**MATERIAL**:
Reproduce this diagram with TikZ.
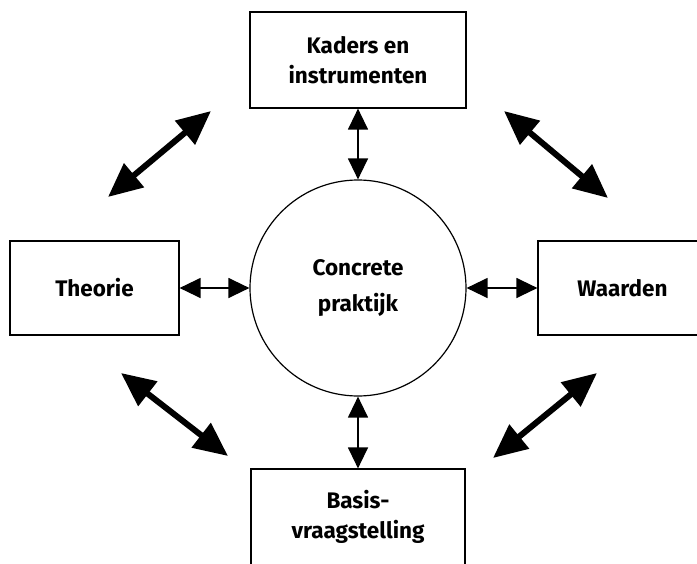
\documentclass[tikz,border=0pt]{standalone}
\usepackage{fontspec}
\setmainfont{Fira Sans}
\usetikzlibrary{arrows.meta}

\begin{document}
\begin{tikzpicture}[
    x=1pt, y=-1pt,
    block/.style={rectangle, draw=black, line width=1.2pt, fill=white, align=center, font=\fontsize{22.5}{30}\selectfont\bfseries},
    hub/.style={circle, draw=black, line width=1.2pt, minimum size=216pt, inner sep=0pt, align=center, font=\fontsize{22.5}{36}\selectfont\bfseries},
    link/.style={{Triangle[length=21pt, width=20pt]}-{Triangle[length=21pt, width=20pt]}, line width=1.3pt},
    bigarrow/.style={{Triangle[length=34pt, width=30pt]}-{Triangle[length=34pt, width=30pt]}, line width=6pt}
]
\useasboundingbox (0,0) rectangle (697,563);

% Centre
\node[hub] (praktijk) at (358, 288) {Concrete\\praktijk};

% Four blocks round the centre
\node[block, minimum width=216pt, minimum height=96pt] (kaders) at (358, 60) {Kaders en\\instrumenten};
\node[block, minimum width=169pt, minimum height=94pt] (theorie) at (94.5, 288) {Theorie};
\node[block, minimum width=169pt, minimum height=94pt] (waarden) at (622.5, 288) {Waarden};
\node[block, minimum width=214pt, minimum height=96pt] (basis) at (358, 517) {Basis-\\vraagstelling};

% Links between blocks and centre
\draw[link] (kaders) -- (praktijk);
\draw[link] (theorie) -- (praktijk);
\draw[link] (waarden) -- (praktijk);
\draw[link] (basis) -- (praktijk);

% Free diagonal arrows
\coordinate (tl1) at (108, 197);
\coordinate (tl2) at (211, 111);
\coordinate (tr1) at (504, 111);
\coordinate (tr2) at (608, 198);
\coordinate (bl1) at (121, 373);
\coordinate (bl2) at (228, 456);
\coordinate (br1) at (493, 458);
\coordinate (br2) at (597, 373);

\draw[bigarrow] (tl1) -- (tl2);
\draw[bigarrow] (tr1) -- (tr2);
\draw[bigarrow] (bl1) -- (bl2);
\draw[bigarrow] (br1) -- (br2);

\end{tikzpicture}
\end{document}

**WHAT IS EXPECTED**: Reproduce the data above word for word from its first line through the line that holds "at (358, 288)", both ends included; skip pictures.

**SOLVED EXERCISE**:
Reproduce this diagram with TikZ.
\documentclass[tikz,border=0pt]{standalone}
\usepackage{fontspec}
\setmainfont{Fira Sans}
\usetikzlibrary{arrows.meta}

\begin{document}
\begin{tikzpicture}[
    x=1pt, y=-1pt,
    block/.style={rectangle, draw=black, line width=1.2pt, fill=white, align=center, font=\fontsize{22.5}{30}\selectfont\bfseries},
    hub/.style={circle, draw=black, line width=1.2pt, minimum size=216pt, inner sep=0pt, align=center, font=\fontsize{22.5}{36}\selectfont\bfseries},
    link/.style={{Triangle[length=21pt, width=20pt]}-{Triangle[length=21pt, width=20pt]}, line width=1.3pt},
    bigarrow/.style={{Triangle[length=34pt, width=30pt]}-{Triangle[length=34pt, width=30pt]}, line width=6pt}
]
\useasboundingbox (0,0) rectangle (697,563);

% Centre
\node[hub] (praktijk) at (358, 288) {Concrete\\praktijk};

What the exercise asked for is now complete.